Task description
Write out the material exactly, with the pictures left out.
==== Data excerpt ====
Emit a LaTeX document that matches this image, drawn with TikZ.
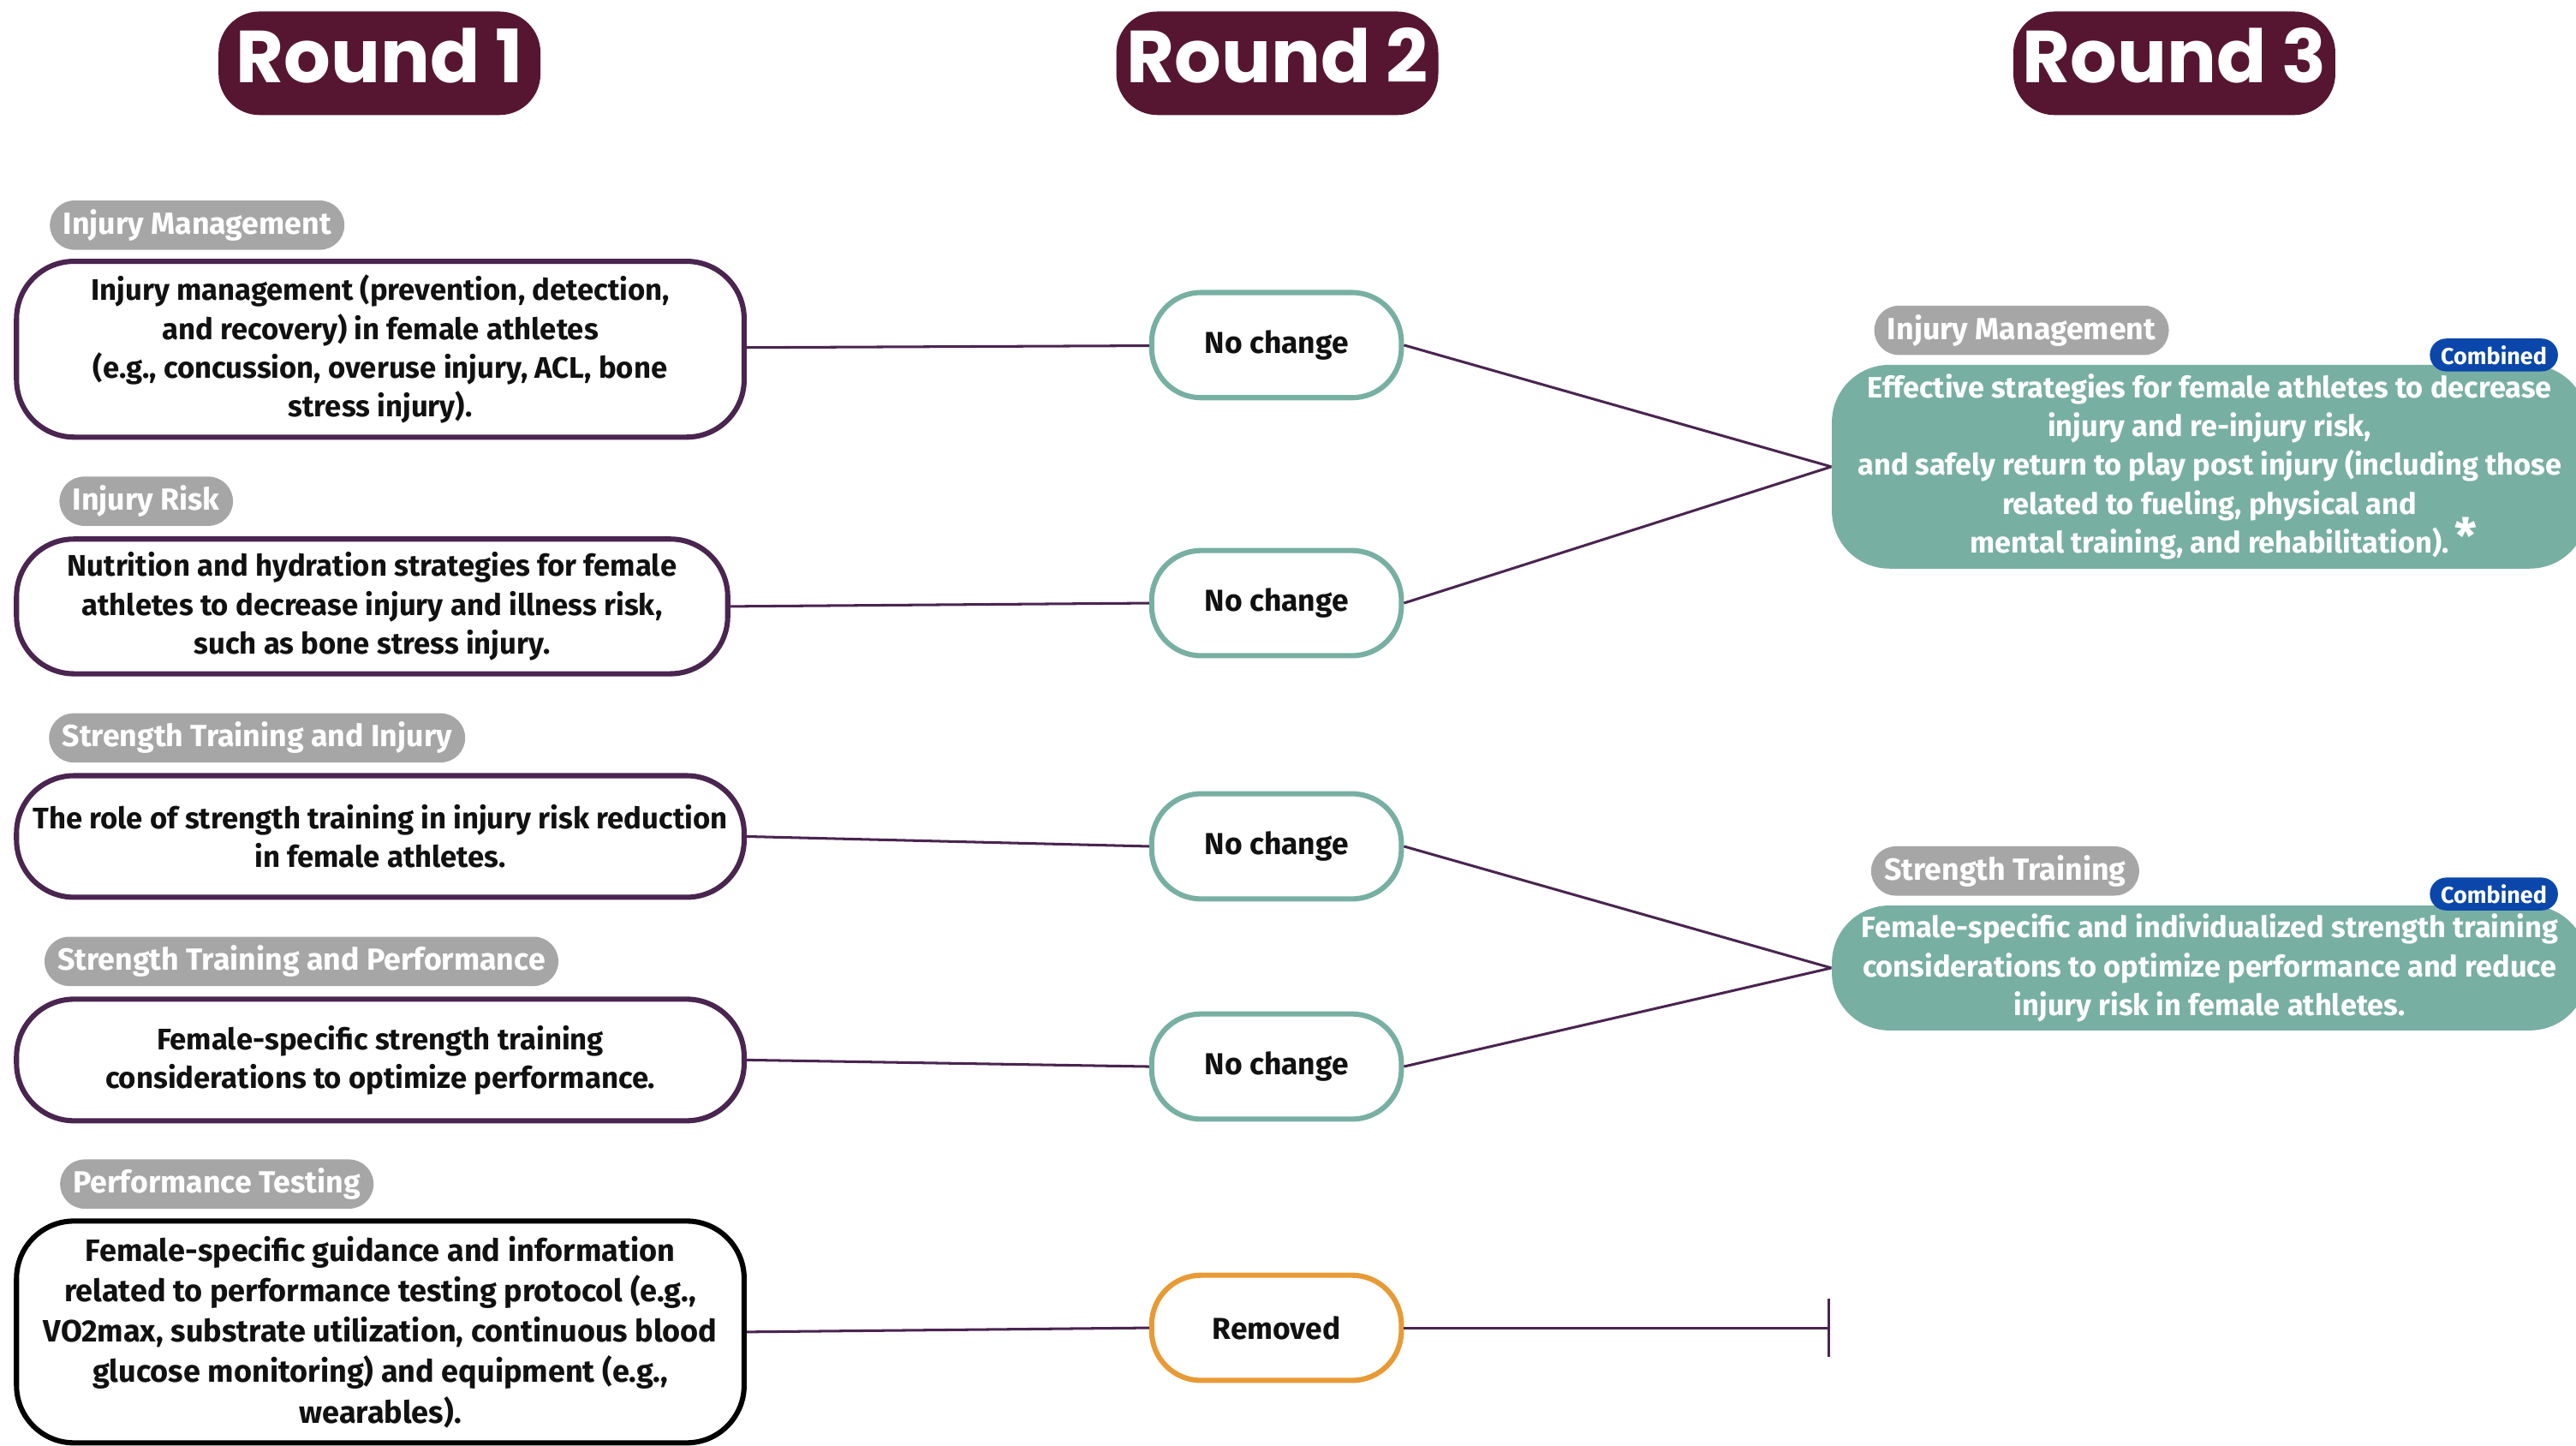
\documentclass[tikz,border=0pt]{standalone}
\usepackage{fontspec}
\setmainfont{Fira Sans}
\newfontfamily\titlefont{Poppins}
\usetikzlibrary{arrows.meta}

\definecolor{roundred}{HTML}{561631}
\definecolor{linepurple}{HTML}{4A2550}
\definecolor{keepteal}{HTML}{78AFA3}
\definecolor{droporange}{HTML}{E89A35}
\definecolor{taggray}{HTML}{A6A6A6}
\definecolor{combblue}{HTML}{0B47AA}
\definecolor{bodyblack}{HTML}{111111}

\tikzset{
  roundtitle/.style={fill=roundred, text=white, rounded corners=0.5cm,
    minimum width=3.92cm, minimum height=1.26cm, inner sep=0pt, text depth=0.2cm,
    font=\titlefont\bfseries\fontsize{25.5}{30}\selectfont},
  topicbox/.style={draw=linepurple, line width=1.8pt, fill=white, rounded corners=0.7cm,
    minimum width=8.86cm, inner sep=0pt, align=center, text=bodyblack,
    font=\bfseries\fontsize{10.3}{13.4}\selectfont},
  tagpill/.style={fill=taggray, text=white, rounded corners=0.3cm,
    minimum height=0.6cm, inner xsep=0.16cm, inner ysep=0pt,
    font=\bfseries\fontsize{10.6}{13}\selectfont},
  statuspill/.style={draw=keepteal, line width=1.8pt, fill=white, rounded corners=0.6cm,
    minimum width=3.04cm, minimum height=1.28cm, inner sep=0pt, text=bodyblack,
    font=\bfseries\fontsize{10.5}{12}\selectfont},
  mergedbox/.style={fill=keepteal, text=white, rounded corners=0.7cm,
    minimum width=9.2cm, inner sep=0pt, align=center,
    font=\bfseries\fontsize{10.2}{13.4}\selectfont},
  combinedtag/.style={fill=combblue, text=white, rounded corners=0.2cm,
    minimum width=1.56cm, minimum height=0.4cm, inner sep=0pt,
    font=\bfseries\fontsize{8}{9}\selectfont},
  link/.style={draw=linepurple, line width=0.9pt}
}

\begin{document}
\begin{tikzpicture}[x=0.02cm, y=-0.02cm]
  \useasboundingbox (0,0) rectangle (1568,879.4);

  % Round headers
  \node[roundtitle] (round1) at (231,38.5) {Round 1};
  \node[roundtitle] (round2) at (777.5,38.5) {Round 2};
  \node[roundtitle] (round3) at (1323.5,38.5) {Round 3};

  % Round 1 topics
  \node[tagpill] (tagIM) at (120,137) {Injury Management};
  \node[topicbox, minimum height=2.14cm] (injMan) at (231.5,212.5)
    {Injury management (prevention, detection,\\ and recovery) in female athletes\\
     (e.g., concussion, overuse injury, ACL, bone\\ stress injury).};
  \node[tagpill] (tagIR) at (89,305) {Injury Risk};
  \node[topicbox, minimum width=8.66cm, minimum height=1.64cm] (injRisk) at (226.5,369)
    {Nutrition and hydration strategies for female\\ athletes to decrease injury and illness risk,\\
     such as bone stress injury.};
  \node[tagpill] (tagSTI) at (156.5,449) {Strength Training and Injury};
  \node[topicbox, minimum height=1.48cm] (strInj) at (231.5,509)
    {The role of strength training in injury risk reduction\\ in female athletes.};
  \node[tagpill] (tagSTP) at (183.5,585) {Strength Training and Performance};
  \node[topicbox, minimum height=1.48cm] (strPerf) at (231.5,645)
    {Female-specific strength training\\ considerations to optimize performance.};
  \node[tagpill] (tagPT) at (132,720.5) {Performance Testing};
  \node[topicbox, draw=black, minimum height=2.7cm,
        font=\bfseries\fontsize{10.7}{14}\selectfont] (perfTest) at (231.5,810.5)
    {Female-specific guidance and information\\ related to performance testing protocol (e.g.,\\
     VO2max, substrate utilization, continuous blood\\ glucose monitoring) and equipment (e.g.,\\ wearables).};

  % Round 2 decisions
  \node[statuspill] (keep1) at (777,210) {No change};
  \node[statuspill] (keep2) at (777,367) {No change};
  \node[statuspill] (keep3) at (777,515) {No change};
  \node[statuspill] (keep4) at (777,649) {No change};
  \node[statuspill, draw=droporange] (drop5) at (777,808) {Removed};

  % Round 3 merged topics
  \node[tagpill] (tagIM3) at (1230.5,201) {Injury Management};
  \node[mergedbox, minimum height=2.48cm] (mergeInj) at (1345,284)
    {Effective strategies for female athletes to decrease\\ injury and re-injury risk,\\
     and safely return to play post injury (including those\\ related to fueling, physical and\\
     mental training, and rehabilitation).};
  \node[text=white, font=\bfseries\fontsize{17}{17}\selectfont] (star) at (1501,326) {*};
  \node[combinedtag] (comb1) at (1518,216) {Combined};
  \node[tagpill] (tagST3) at (1220.5,530) {Strength Training};
  \node[mergedbox, minimum height=1.52cm] (mergeStr) at (1345,589)
    {Female-specific and individualized strength training\\ considerations to optimize performance and reduce\\
     injury risk in female athletes.};
  \node[combinedtag] (comb2) at (1518,544) {Combined};
  \coordinate (stopEnd) at (1114,808);

  % Connectors
  \draw[link] (injMan) -- (keep1);
  \draw[link] (injRisk.east) -- (keep2.west);
  \draw[link] (strInj.east) -- (keep3.west);
  \draw[link] (strPerf.east) -- (keep4.west);
  \draw[link] (perfTest.east) -- (drop5.west);
  \draw[link] (keep1.east) -- (mergeInj.west);
  \draw[link] (keep2.east) -- (mergeInj.west);
  \draw[link] (keep3.east) -- (mergeStr.west);
  \draw[link] (keep4.east) -- (mergeStr.west);
  \draw[link, -{Bar[width=20pt]}] (drop5.east) -- (stopEnd);
\end{tikzpicture}
\end{document}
====
Solved problem
Emit a LaTeX document that matches this image, drawn with TikZ.
\documentclass[tikz,border=0pt]{standalone}
\usepackage{fontspec}
\setmainfont{Fira Sans}
\newfontfamily\titlefont{Poppins}
\usetikzlibrary{arrows.meta}

\definecolor{roundred}{HTML}{561631}
\definecolor{linepurple}{HTML}{4A2550}
\definecolor{keepteal}{HTML}{78AFA3}
\definecolor{droporange}{HTML}{E89A35}
\definecolor{taggray}{HTML}{A6A6A6}
\definecolor{combblue}{HTML}{0B47AA}
\definecolor{bodyblack}{HTML}{111111}

\tikzset{
  roundtitle/.style={fill=roundred, text=white, rounded corners=0.5cm,
    minimum width=3.92cm, minimum height=1.26cm, inner sep=0pt, text depth=0.2cm,
    font=\titlefont\bfseries\fontsize{25.5}{30}\selectfont},
  topicbox/.style={draw=linepurple, line width=1.8pt, fill=white, rounded corners=0.7cm,
    minimum width=8.86cm, inner sep=0pt, align=center, text=bodyblack,
    font=\bfseries\fontsize{10.3}{13.4}\selectfont},
  tagpill/.style={fill=taggray, text=white, rounded corners=0.3cm,
    minimum height=0.6cm, inner xsep=0.16cm, inner ysep=0pt,
    font=\bfseries\fontsize{10.6}{13}\selectfont},
  statuspill/.style={draw=keepteal, line width=1.8pt, fill=white, rounded corners=0.6cm,
    minimum width=3.04cm, minimum height=1.28cm, inner sep=0pt, text=bodyblack,
    font=\bfseries\fontsize{10.5}{12}\selectfont},
  mergedbox/.style={fill=keepteal, text=white, rounded corners=0.7cm,
    minimum width=9.2cm, inner sep=0pt, align=center,
    font=\bfseries\fontsize{10.2}{13.4}\selectfont},
  combinedtag/.style={fill=combblue, text=white, rounded corners=0.2cm,
    minimum width=1.56cm, minimum height=0.4cm, inner sep=0pt,
    font=\bfseries\fontsize{8}{9}\selectfont},
  link/.style={draw=linepurple, line width=0.9pt}
}

\begin{document}
\begin{tikzpicture}[x=0.02cm, y=-0.02cm]
  \useasboundingbox (0,0) rectangle (1568,879.4);

  % Round headers
  \node[roundtitle] (round1) at (231,38.5) {Round 1};
  \node[roundtitle] (round2) at (777.5,38.5) {Round 2};
  \node[roundtitle] (round3) at (1323.5,38.5) {Round 3};

  % Round 1 topics
  \node[tagpill] (tagIM) at (120,137) {Injury Management};
  \node[topicbox, minimum height=2.14cm] (injMan) at (231.5,212.5)
    {Injury management (prevention, detection,\\ and recovery) in female athletes\\
     (e.g., concussion, overuse injury, ACL, bone\\ stress injury).};
  \node[tagpill] (tagIR) at (89,305) {Injury Risk};
  \node[topicbox, minimum width=8.66cm, minimum height=1.64cm] (injRisk) at (226.5,369)
    {Nutrition and hydration strategies for female\\ athletes to decrease injury and illness risk,\\
     such as bone stress injury.};
  \node[tagpill] (tagSTI) at (156.5,449) {Strength Training and Injury};
  \node[topicbox, minimum height=1.48cm] (strInj) at (231.5,509)
    {The role of strength training in injury risk reduction\\ in female athletes.};
  \node[tagpill] (tagSTP) at (183.5,585) {Strength Training and Performance};
  \node[topicbox, minimum height=1.48cm] (strPerf) at (231.5,645)
    {Female-specific strength training\\ considerations to optimize performance.};
  \node[tagpill] (tagPT) at (132,720.5) {Performance Testing};
  \node[topicbox, draw=black, minimum height=2.7cm,
        font=\bfseries\fontsize{10.7}{14}\selectfont] (perfTest) at (231.5,810.5)
    {Female-specific guidance and information\\ related to performance testing protocol (e.g.,\\
     VO2max, substrate utilization, continuous blood\\ glucose monitoring) and equipment (e.g.,\\ wearables).};

  % Round 2 decisions
  \node[statuspill] (keep1) at (777,210) {No change};
  \node[statuspill] (keep2) at (777,367) {No change};
  \node[statuspill] (keep3) at (777,515) {No change};
  \node[statuspill] (keep4) at (777,649) {No change};
  \node[statuspill, draw=droporange] (drop5) at (777,808) {Removed};

  % Round 3 merged topics
  \node[tagpill] (tagIM3) at (1230.5,201) {Injury Management};
  \node[mergedbox, minimum height=2.48cm] (mergeInj) at (1345,284)
    {Effective strategies for female athletes to decrease\\ injury and re-injury risk,\\
     and safely return to play post injury (including those\\ related to fueling, physical and\\
     mental training, and rehabilitation).};
  \node[text=white, font=\bfseries\fontsize{17}{17}\selectfont] (star) at (1501,326) {*};
  \node[combinedtag] (comb1) at (1518,216) {Combined};
  \node[tagpill] (tagST3) at (1220.5,530) {Strength Training};
  \node[mergedbox, minimum height=1.52cm] (mergeStr) at (1345,589)
    {Female-specific and individualized strength training\\ considerations to optimize performance and reduce\\
     injury risk in female athletes.};
  \node[combinedtag] (comb2) at (1518,544) {Combined};
  \coordinate (stopEnd) at (1114,808);

  % Connectors
  \draw[link] (injMan) -- (keep1);
  \draw[link] (injRisk.east) -- (keep2.west);
  \draw[link] (strInj.east) -- (keep3.west);
  \draw[link] (strPerf.east) -- (keep4.west);
  \draw[link] (perfTest.east) -- (drop5.west);
  \draw[link] (keep1.east) -- (mergeInj.west);
  \draw[link] (keep2.east) -- (mergeInj.west);
  \draw[link] (keep3.east) -- (mergeStr.west);
  \draw[link] (keep4.east) -- (mergeStr.west);
  \draw[link, -{Bar[width=20pt]}] (drop5.east) -- (stopEnd);
\end{tikzpicture}
\end{document}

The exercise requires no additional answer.